Source data.
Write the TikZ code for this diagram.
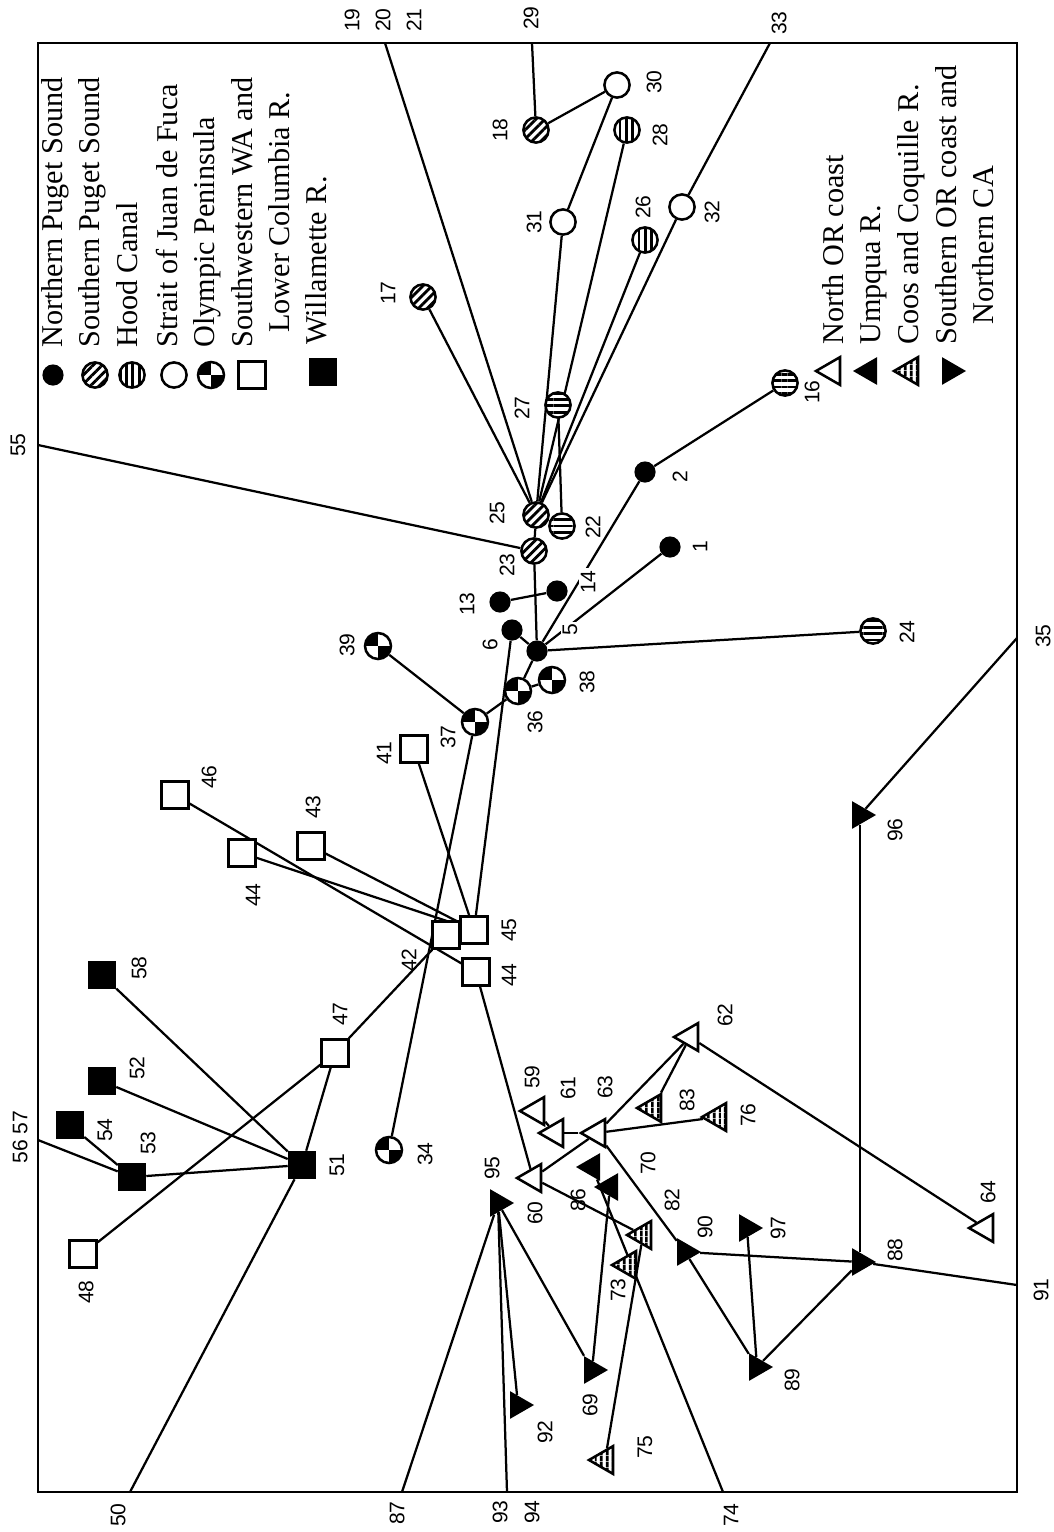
\documentclass[tikz,border=0pt]{standalone}
\usepackage{fontspec}
\setmainfont{Liberation Serif}
\newfontfamily\numfont{Liberation Sans}
\usetikzlibrary{shapes.geometric,patterns.meta,backgrounds}

\tikzset{
  conn/.style={line width=1.6pt},
  num/.style={rotate=90,font=\numfont\fontsize{15}{17}\selectfont,inner sep=0pt},
  numw/.style={num,fill=white,inner sep=1.5pt},
  legtext/.style={rotate=90,anchor=base west,font=\fontsize{21.5}{24}\selectfont,inner sep=0pt},
  mk/.style={draw,line width=1.8pt,inner sep=0pt},
  npsdot/.style={circle,fill=black,minimum size=5.3mm,inner sep=0pt},
  spsc/.style={mk,circle,minimum size=6.3mm,preaction={fill=white},pattern={Lines[angle=45,distance=4.5pt,line width=2pt]}},
  hcc/.style={mk,circle,minimum size=6.3mm,preaction={fill=white},pattern={Lines[angle=90,distance=4.5pt,line width=2pt]}},
  hzc/.style={mk,circle,minimum size=6.3mm,preaction={fill=white},pattern={Lines[angle=0,distance=4.5pt,line width=2pt]}},
  sjfc/.style={mk,circle,fill=white,minimum size=6.3mm},
  opc/.style={mk,circle,fill=white,minimum size=6.5mm,
    path picture={\fill[black] (path picture bounding box.center) rectangle (path picture bounding box.north west);
                  \fill[black] (path picture bounding box.center) rectangle (path picture bounding box.south east);}},
  swsq/.style={mk,rectangle,fill=white,minimum size=6.7mm},
  wilsq/.style={rectangle,fill=black,minimum size=7mm,inner sep=0pt},
  tri/.style={regular polygon,regular polygon sides=3,minimum size=8mm,inner sep=0pt},
  nort/.style={tri,mk,shape border rotate=90,fill=white},
  umpt/.style={tri,shape border rotate=90,fill=black},
  coost/.style={tri,mk,shape border rotate=90,preaction={fill=white},pattern={Lines[angle=90,distance=4pt,line width=2pt]}},
  soct/.style={tri,shape border rotate=-90,fill=black},
}

\begin{document}
\begin{tikzpicture}[x=0.25mm,y=-0.25mm]
\useasboundingbox (0,0) rectangle (1054,1532);
\draw[conn] (38,43) rectangle (1017,1492);

% legend, left
\node[npsdot] (l1) at (53,375) {};
\node[spsc] (l2) at (95,375) {};
\node[hcc] (l3) at (132,375) {};
\node[sjfc] (l4) at (174,375) {};
\node[opc] (l5) at (211,375) {};
\node[swsq] (l6) at (252,375) {};
\node[wilsq] (l7) at (323,372) {};
\node[legtext] at (62,348) {Northern Puget Sound};
\node[legtext] at (99,348) {Southern Puget Sound};
\node[legtext] at (137,348) {Hood Canal};
\node[legtext] at (177,348) {Strait of Juan de Fuca};
\node[legtext] at (214,348) {Olympic Peninsula};
\node[legtext] at (252,348) {Southwestern WA and};
\node[legtext] at (289,333) {Lower Columbia R.};
\node[legtext] at (326,345) {Willamette R.};

% legend, right
\node[nort] (l8) at (832,371) {};
\node[umpt] (l9) at (869,371) {};
\node[coost] (l10) at (910,371) {};
\node[soct] (l11) at (950,371) {};
\node[legtext] at (843,345) {North OR coast};
\node[legtext] at (880,345) {Umpqua R.};
\node[legtext] at (918,345) {Coos and Coquille R.};
\node[legtext] at (956,345) {Southern OR coast and};
\node[legtext] at (993,325) {Northern CA};

% ends on the frame
\coordinate (e55) at (38,445);
\coordinate (e19) at (385,43);
\coordinate (e29) at (532,43);
\coordinate (e33) at (770,43);
\coordinate (e35) at (1017,638);
\coordinate (e91) at (1017,1285);
\coordinate (e74) at (723,1492);
\coordinate (e93) at (507,1492);
\coordinate (e87) at (402,1492);
\coordinate (e50) at (130,1492);
\coordinate (e56) at (38,1140);
\node[num] at (18,445) {55};
\node[num] at (352,20) {19};
\node[num] at (383,20) {20};
\node[num] at (414,20) {21};
\node[num] at (531,18) {29};
\node[num] at (779,23) {33};
\node[num] at (1043,636) {35};
\node[num] at (1041,1290) {91};
\node[num] at (731,1515) {74};
\node[num] at (500,1512) {93};
\node[num] at (532,1512) {94};
\node[num] at (397,1513) {87};
\node[num] at (118,1515) {50};
\node[num] at (20,1137) {56 57};

% circles
\node[spsc] (c18) at (536,130) {};
\node[sjfc] (c30) at (617,85) {};
\node[hcc] (c28) at (627,130) {};
\node[sjfc] (c31) at (563,222) {};
\node[hcc] (c26) at (645,240) {};
\node[sjfc] (c32) at (682,207) {};
\node[spsc] (c17) at (423,297) {};
\node[hzc] (c27) at (558,405) {};
\node[hzc] (c16) at (785,383) {};
\node[spsc] (c25) at (536,515) {};
\node[hzc] (c22) at (562,526) {};
\node[spsc] (c23) at (534,551) {};
\node[npsdot] (c2) at (645,472) {};
\node[npsdot] (c1) at (670,547) {};
\node[npsdot] (c13) at (500,602) {};
\node[npsdot] (c14) at (557,591) {};
\node[npsdot] (c6) at (512,630) {};
\node[npsdot] (c5) at (537,651) {};
\node[hzc] (c24) at (873,631) {};
\node[opc] (c39) at (378,646) {};
\node[opc] (c38) at (552,680) {};
\node[opc] (c36) at (518,691) {};
\node[opc] (c37) at (475,722) {};
\node[opc] (c34) at (389,1150) {};
\node[num] at (500,130) {18};
\node[num] at (654,82) {30};
\node[num] at (660,135) {28};
\node[num] at (534,222) {31};
\node[num] at (643,207) {26};
\node[num] at (712,212) {32};
\node[num] at (388,293) {17};
\node[num] at (522,408) {27};
\node[num] at (812,392) {16};
\node[num] at (497,513) {25};
\node[num] at (593,527) {22};
\node[num] at (507,565) {23};
\node[num] at (680,477) {2};
\node[num] at (700,547) {1};
\node[num] at (467,604) {13};
\node[numw] at (588,582) {14};
\node[num] at (490,645) {6};
\node[numw] at (570,630) {5};
\node[num] at (907,632) {24};
\node[num] at (347,645) {39};
\node[num] at (587,682) {38};
\node[num] at (535,722) {36};
\node[num] at (448,737) {37};
\node[num] at (425,1154) {34};

% squares
\node[swsq] (s41) at (414,749) {};
\node[swsq] (s46) at (175,795) {};
\node[swsq] (s43) at (311,846) {};
\node[swsq] (s44a) at (242,853) {};
\node[swsq] (s42) at (446,935) {};
\node[swsq] (s45) at (474,930) {};
\node[swsq] (s44b) at (476,972) {};
\node[swsq] (s47) at (335,1053) {};
\node[swsq] (s48) at (83,1254) {};
\node[wilsq] (w58) at (102,975) {};
\node[wilsq] (w52) at (102,1081) {};
\node[wilsq] (w54) at (70,1125) {};
\node[wilsq] (w53) at (132,1177) {};
\node[wilsq] (w51) at (302,1165) {};
\node[num] at (384,753) {41};
\node[num] at (209,777) {46};
\node[num] at (313,807) {43};
\node[num] at (253,895) {44};
\node[num] at (409,960) {42};
\node[num] at (509,930) {45};
\node[num] at (509,975) {44};
\node[num] at (340,1014) {47};
\node[num] at (86,1292) {48};
\node[num] at (139,968) {58};
\node[num] at (137,1068) {52};
\node[num] at (105,1130) {54};
\node[num] at (148,1143) {53};
\node[num] at (337,1165) {51};

% triangles
\node[nort] (t62) at (690,1037) {};
\node[nort] (t59) at (536,1111) {};
\node[nort] (t61) at (555,1133) {};
\node[nort] (t63) at (597,1133) {};
\node[nort] (t60) at (533,1178) {};
\node[nort] (t64) at (985,1228) {};
\node[coost] (k83) at (653,1108) {};
\node[coost] (k76) at (718,1117) {};
\node[coost] (k82) at (643,1235) {};
\node[coost] (k73) at (628,1265) {};
\node[coost] (k75) at (605,1460) {};
\node[umpt] (u86) at (592,1167) {};
\node[umpt] (u70) at (610,1187) {};
\node[soct] (d95) at (498,1203) {};
\node[soct] (d90) at (685,1252) {};
\node[soct] (d97) at (747,1228) {};
\node[soct] (d88) at (860,1262) {};
\node[soct] (d89) at (757,1367) {};
\node[soct] (d96) at (860,815) {};
\node[soct] (d69) at (592,1370) {};
\node[soct] (d92) at (518,1405) {};
\node[num] at (725,1015) {62};
\node[num] at (532,1077) {59};
\node[num] at (568,1088) {61};
\node[num] at (605,1087) {63};
\node[num] at (535,1213) {60};
\node[num] at (988,1192) {64};
\node[num] at (687,1100) {83};
\node[num] at (748,1115) {76};
\node[num] at (672,1200) {82};
\node[num] at (618,1290) {73};
\node[num] at (645,1447) {75};
\node[num] at (578,1200) {86};
\node[num] at (648,1163) {70};
\node[num] at (492,1168) {95};
\node[num] at (705,1227) {90};
\node[num] at (778,1228) {97};
\node[num] at (895,1250) {88};
\node[num] at (792,1380) {89};
\node[num] at (895,830) {96};
\node[num] at (590,1405) {69};
\node[num] at (545,1432) {92};

\begin{scope}[on background layer]
\begin{scope}[conn]
\draw (e55) -- (c23);
\draw (e19) -- (c25);
\draw (e29) -- (c18);
\draw (c18) -- (c30);
\draw (c30) -- (c31);
\draw (c31) -- (c25);
\draw (c28) -- (c25);
\draw (c26) -- (c25);
\draw (e33) -- (c32);
\draw (c32) -- (c25);
\draw (c17) -- (c25);
\draw (c27) -- (c22);
\draw (c25) -- (c23);
\draw (c23) -- (c5);
\draw (c16) -- (c2);
\draw (c2) -- (c5);
\draw (c1) -- (c5);
\draw (c13) -- (c14);
\draw (c6) -- (c5);
\draw (c5) -- (c24);
\draw (c5) -- (c36);
\draw (c36) -- (c38);
\draw (c36) -- (c37);
\draw (c37) -- (c39);
\draw (c37) -- (c34);
\draw (c6) -- (s45);
\draw (s41) -- (s45);
\draw (s46) -- (s44b);
\draw (s44a) -- (s45);
\draw (s43) -- (s45);
\draw (s42) -- (s47);
\draw (s47) -- (s48);
\draw (s47) -- (w51);
\draw (w58) -- (w51);
\draw (w52) -- (w51);
\draw (w53) -- (w51);
\draw (w54) -- (w53);
\draw (e56) -- (w53);
\draw (e50) -- (w51);
\draw (s44b) -- (t60);
\draw (e35) -- (d96);
\draw (d96) -- (d88);
\draw (d88) -- (e91);
\draw (d90) -- (d88);
\draw (d89) -- (d88);
\draw (d89) -- (d97);
\draw (d90) -- (d89);
\draw (t64) -- (t62);
\draw (t62) -- (t63);
\draw (t62) -- (k83);
\draw (t63) -- (k76);
\draw (t59) -- (t61);
\draw (t61) -- (t63);
\draw (t60) -- (t63);
\draw (t63) -- (d90);
\draw (t60) -- (k82);
\draw (k75) -- (k82);
\draw (u86) -- (e74);
\draw (d69) -- (u70);
\draw (e87) -- (d95);
\draw (e93) -- (d95);
\draw (d95) -- (d92);
\draw (d95) -- (d69);
\end{scope}
\end{scope}
\end{tikzpicture}
\end{document}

The task.
Without any pictures, reproduce the lines from the first one in the material through the line that has "(38,43) rectangle (1017,1492);", exactly as they appear.

Exercise result.
Write the TikZ code for this diagram.
\documentclass[tikz,border=0pt]{standalone}
\usepackage{fontspec}
\setmainfont{Liberation Serif}
\newfontfamily\numfont{Liberation Sans}
\usetikzlibrary{shapes.geometric,patterns.meta,backgrounds}

\tikzset{
  conn/.style={line width=1.6pt},
  num/.style={rotate=90,font=\numfont\fontsize{15}{17}\selectfont,inner sep=0pt},
  numw/.style={num,fill=white,inner sep=1.5pt},
  legtext/.style={rotate=90,anchor=base west,font=\fontsize{21.5}{24}\selectfont,inner sep=0pt},
  mk/.style={draw,line width=1.8pt,inner sep=0pt},
  npsdot/.style={circle,fill=black,minimum size=5.3mm,inner sep=0pt},
  spsc/.style={mk,circle,minimum size=6.3mm,preaction={fill=white},pattern={Lines[angle=45,distance=4.5pt,line width=2pt]}},
  hcc/.style={mk,circle,minimum size=6.3mm,preaction={fill=white},pattern={Lines[angle=90,distance=4.5pt,line width=2pt]}},
  hzc/.style={mk,circle,minimum size=6.3mm,preaction={fill=white},pattern={Lines[angle=0,distance=4.5pt,line width=2pt]}},
  sjfc/.style={mk,circle,fill=white,minimum size=6.3mm},
  opc/.style={mk,circle,fill=white,minimum size=6.5mm,
    path picture={\fill[black] (path picture bounding box.center) rectangle (path picture bounding box.north west);
                  \fill[black] (path picture bounding box.center) rectangle (path picture bounding box.south east);}},
  swsq/.style={mk,rectangle,fill=white,minimum size=6.7mm},
  wilsq/.style={rectangle,fill=black,minimum size=7mm,inner sep=0pt},
  tri/.style={regular polygon,regular polygon sides=3,minimum size=8mm,inner sep=0pt},
  nort/.style={tri,mk,shape border rotate=90,fill=white},
  umpt/.style={tri,shape border rotate=90,fill=black},
  coost/.style={tri,mk,shape border rotate=90,preaction={fill=white},pattern={Lines[angle=90,distance=4pt,line width=2pt]}},
  soct/.style={tri,shape border rotate=-90,fill=black},
}

\begin{document}
\begin{tikzpicture}[x=0.25mm,y=-0.25mm]
\useasboundingbox (0,0) rectangle (1054,1532);
\draw[conn] (38,43) rectangle (1017,1492);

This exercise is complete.